The proudly independent Larry Cohen finally struck it rich in the mainstream with this unnerving tale of a monstrous baby that puts a novel twist on the concept of being brought into the world kicking and screaming. As the marketing campaign for the film declared, the only thing wrong with Frank and Lenore Davies’s second child is that it’s alive, and, after being received with horror by the rest of the world, it does not hesitate to defend that life to the utmost. One part allegory on familial tensions and one part commentary on environmental and biological poisoning, It’s Alive is a multi-layered work that is at the same time starkly clear and chillingly precise in its observations. Cohen’s reference to James Whale’s Frankenstein in titling his film is not only a cheeky in-joke but a realization of the fundamental theme underlying both works, the primeval gore of birth anxiety coupled with the notion of culpability in creating, or of evidencing some compromising relationship with, abnormality. Ultimately, however, the disquieting aspects of It’s Alive are to be found in Cohen’s very blurring of the lines between what is normal and what is not and what it is to love a child unconditionally. By turns frightening and heartbreaking, an aspect particularly reflected in John P. Ryan’s tormented performance as the baby’s father, the film is not only perhaps one of Cohen’s best films but one of the finest American horror films of the last 30 years.
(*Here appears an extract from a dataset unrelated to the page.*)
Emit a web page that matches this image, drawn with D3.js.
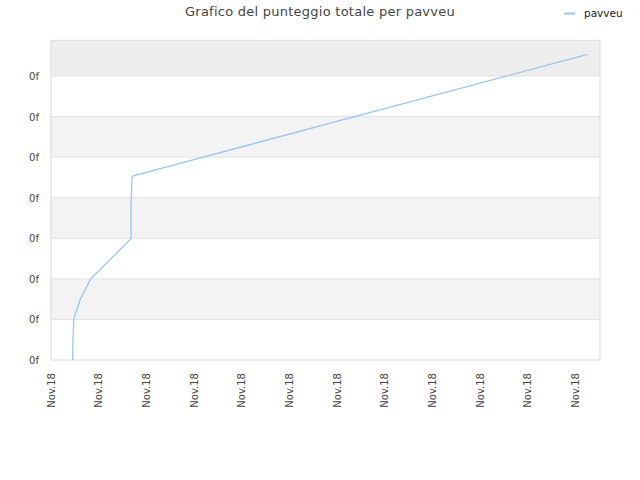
<!DOCTYPE html>
<html><head><meta charset="utf-8">
<script src="https://cdn.jsdelivr.net/npm/d3@7"></script>
<style>body{margin:0;background:#fff}svg{display:block}</style>
</head><body>
<script>
// Data (x in tick units, y in tick units)
const seriesName = "pavveu";
const xValues = [0.455, 0.46, 0.47, 0.475, 0.608, 0.832, 1.237, 1.677, 1.677, 1.698, 1.725, 11.25];
const yValues = [0, 0.49, 0.74, 1.01, 1.48, 2.0, 2.47, 2.99, 3.75, 4.52, 4.54, 7.535];
const xTicks = [0,1,2,3,4,5,6,7,8,9,10,11];
const xTickLabels = ["Nov.18","Nov.18","Nov.18","Nov.18","Nov.18","Nov.18","Nov.18","Nov.18","Nov.18","Nov.18","Nov.18","Nov.18"];
const yTicks = [0,1,2,3,4,5,6,7];
const yTickLabels = ["0f","0f","0f","0f","0f","0f","0f","0f"];
const title = "Grafico del punteggio totale per pavveu";

const W = 640, H = 480;
const L = 51, R = 600, T = 40.3, B = 360;
const svg = d3.select("body").append("svg").attr("width", W).attr("height", H);
const font = "DejaVu Sans";

const x = d3.scaleLinear().domain([0, 11.51]).range([L, R]);
const y = d3.scaleLinear().domain([0, 7.88]).range([B, T]);

// bands
const bandEdges = [0,1,2,3,4,5,6,7,7.88];
for (let i = 0; i < bandEdges.length - 1; i++) {
  const fill = i === 7 ? "#eeeeee" : (i % 2 === 1 ? "#f3f3f3" : "#ffffff");
  svg.append("rect").attr("x", L).attr("width", R - L)
    .attr("y", y(bandEdges[i+1])).attr("height", y(bandEdges[i]) - y(bandEdges[i+1]))
    .attr("fill", fill);
}
// grid
svg.append("g").selectAll("line").data(yTicks.slice(1)).join("line")
  .attr("x1", L).attr("x2", R).attr("y1", d => y(d)).attr("y2", d => y(d))
  .attr("stroke", "#e2e2e2").attr("stroke-width", 1);
// border
svg.append("rect").attr("x", L).attr("y", T).attr("width", R - L).attr("height", B - T)
  .attr("fill", "none").attr("stroke", "#dadada").attr("stroke-width", 1);

// y labels
svg.append("g").selectAll("text").data(yTicks).join("text")
  .attr("x", L - 12).attr("y", d => y(d) + 4)
  .attr("text-anchor", "end").attr("font-family", font).attr("font-size", 10)
  .attr("fill", "#444").text((d, i) => yTickLabels[i]);

// x labels
svg.append("g").selectAll("text").data(xTicks).join("text")
  .attr("transform", d => `translate(${x(d) + 3.5},373) rotate(-90)`)
  .attr("text-anchor", "end").attr("font-family", font).attr("font-size", 10)
  .attr("fill", "#444").text((d, i) => xTickLabels[i]);

// line
const pts = xValues.map((v, i) => [v, yValues[i]]);
svg.append("path").datum(pts)
  .attr("d", d3.line().x(d => x(d[0])).y(d => y(d[1])))
  .attr("fill", "none").attr("stroke", "#99c6f2").attr("stroke-width", 1.3);

// title
svg.append("text").attr("x", 320).attr("y", 16).attr("text-anchor", "middle")
  .attr("font-family", font).attr("font-size", 13).attr("fill", "#444")
  .attr("letter-spacing", 0.25).text(title);

// legend
svg.append("line").attr("x1", 564).attr("x2", 575).attr("y1", 13.5).attr("y2", 13.5)
  .attr("stroke", "#99c6f2").attr("stroke-width", 2);
svg.append("text").attr("x", 584).attr("y", 16.5).attr("font-family", font)
  .attr("font-size", 10.5).attr("fill", "#222").text(seriesName);
</script>
</body></html>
For those used to watching Cohen's meticulous compositions and his subdued yet slightly left of natural color palettes, a stylistic feature that he shares with another often neglected American director, George A. Romero, on the poor VHS copies previously circulating in video stores, this DVD is a godsend. Not only is it letterboxed and crystal clear but Bernard Herrmann's score sounds pitch perfect.
Cohen's commentary is charmingly matter of fact, with the director discussing his relationship with famed composer Bernard Herrmann and the twists and turns of the film's distribution by a skeptical Warner Bros. and its eventual box office success. As a fierce proponent of the one man band approach to filmmaking, it is by turns inspiring and frustrating to listen to Cohen wax nostalgic, frustrating if only because it seems that his kind of cinema production is so remote a possibility in today's film industry, even in the independent market. One also gets the feeling that Cohen is comfortable enough writing his scripts, feeling no great need to engage an industry that has changed so drastically that "CGI effects people really make the movies today, not directors." Bless you Mr. Cohen.
If not as packed with extras as one may have hoped, this It's Alive DVD is a much-welcomed event.